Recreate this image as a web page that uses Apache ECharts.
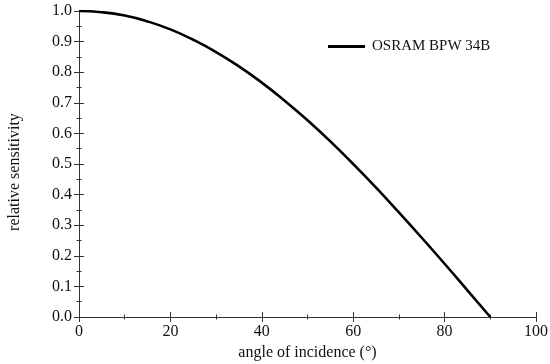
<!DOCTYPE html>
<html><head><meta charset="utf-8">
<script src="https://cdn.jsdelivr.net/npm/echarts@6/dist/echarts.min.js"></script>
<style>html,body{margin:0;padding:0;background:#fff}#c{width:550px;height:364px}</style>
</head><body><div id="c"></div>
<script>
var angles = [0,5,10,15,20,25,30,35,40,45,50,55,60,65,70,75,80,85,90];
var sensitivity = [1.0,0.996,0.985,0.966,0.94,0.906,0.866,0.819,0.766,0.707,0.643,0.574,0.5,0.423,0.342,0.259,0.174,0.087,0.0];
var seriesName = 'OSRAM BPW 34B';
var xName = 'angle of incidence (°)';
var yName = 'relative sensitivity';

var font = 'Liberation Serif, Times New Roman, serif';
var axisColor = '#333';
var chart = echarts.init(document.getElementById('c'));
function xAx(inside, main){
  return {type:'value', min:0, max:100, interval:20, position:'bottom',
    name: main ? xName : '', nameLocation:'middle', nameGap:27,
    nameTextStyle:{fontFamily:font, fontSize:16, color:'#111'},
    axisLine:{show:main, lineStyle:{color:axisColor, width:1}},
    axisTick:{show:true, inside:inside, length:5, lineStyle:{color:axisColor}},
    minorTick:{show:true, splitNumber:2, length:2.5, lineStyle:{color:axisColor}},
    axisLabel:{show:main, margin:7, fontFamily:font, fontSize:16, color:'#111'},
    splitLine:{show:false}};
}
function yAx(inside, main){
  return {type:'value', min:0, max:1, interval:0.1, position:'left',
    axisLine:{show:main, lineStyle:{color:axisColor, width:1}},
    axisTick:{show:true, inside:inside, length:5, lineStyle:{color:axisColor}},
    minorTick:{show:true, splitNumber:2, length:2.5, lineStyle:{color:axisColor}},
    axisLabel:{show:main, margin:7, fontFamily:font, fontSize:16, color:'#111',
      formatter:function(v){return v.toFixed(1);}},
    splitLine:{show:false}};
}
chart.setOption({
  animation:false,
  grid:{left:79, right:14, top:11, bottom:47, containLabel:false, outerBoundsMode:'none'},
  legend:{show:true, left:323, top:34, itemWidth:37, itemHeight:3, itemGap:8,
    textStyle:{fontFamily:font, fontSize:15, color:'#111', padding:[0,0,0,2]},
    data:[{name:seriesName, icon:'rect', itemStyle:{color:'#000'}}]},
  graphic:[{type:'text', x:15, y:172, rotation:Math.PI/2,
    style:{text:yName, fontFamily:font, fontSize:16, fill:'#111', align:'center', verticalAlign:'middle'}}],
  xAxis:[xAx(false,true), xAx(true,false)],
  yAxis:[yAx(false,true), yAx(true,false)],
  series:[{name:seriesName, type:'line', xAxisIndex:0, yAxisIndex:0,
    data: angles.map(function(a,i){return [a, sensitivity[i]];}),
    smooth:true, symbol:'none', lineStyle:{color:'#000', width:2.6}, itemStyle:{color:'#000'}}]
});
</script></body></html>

**Task statement**: Begin at the first line of the data above and repeat each line exactly, stopping after the line containing "var yName = 'relative sensitivity';". Omit the pictures.

**Complete output**:
Recreate this image as a web page that uses Apache ECharts.
<!DOCTYPE html>
<html><head><meta charset="utf-8">
<script src="https://cdn.jsdelivr.net/npm/echarts@6/dist/echarts.min.js"></script>
<style>html,body{margin:0;padding:0;background:#fff}#c{width:550px;height:364px}</style>
</head><body><div id="c"></div>
<script>
var angles = [0,5,10,15,20,25,30,35,40,45,50,55,60,65,70,75,80,85,90];
var sensitivity = [1.0,0.996,0.985,0.966,0.94,0.906,0.866,0.819,0.766,0.707,0.643,0.574,0.5,0.423,0.342,0.259,0.174,0.087,0.0];
var seriesName = 'OSRAM BPW 34B';
var xName = 'angle of incidence (°)';
var yName = 'relative sensitivity';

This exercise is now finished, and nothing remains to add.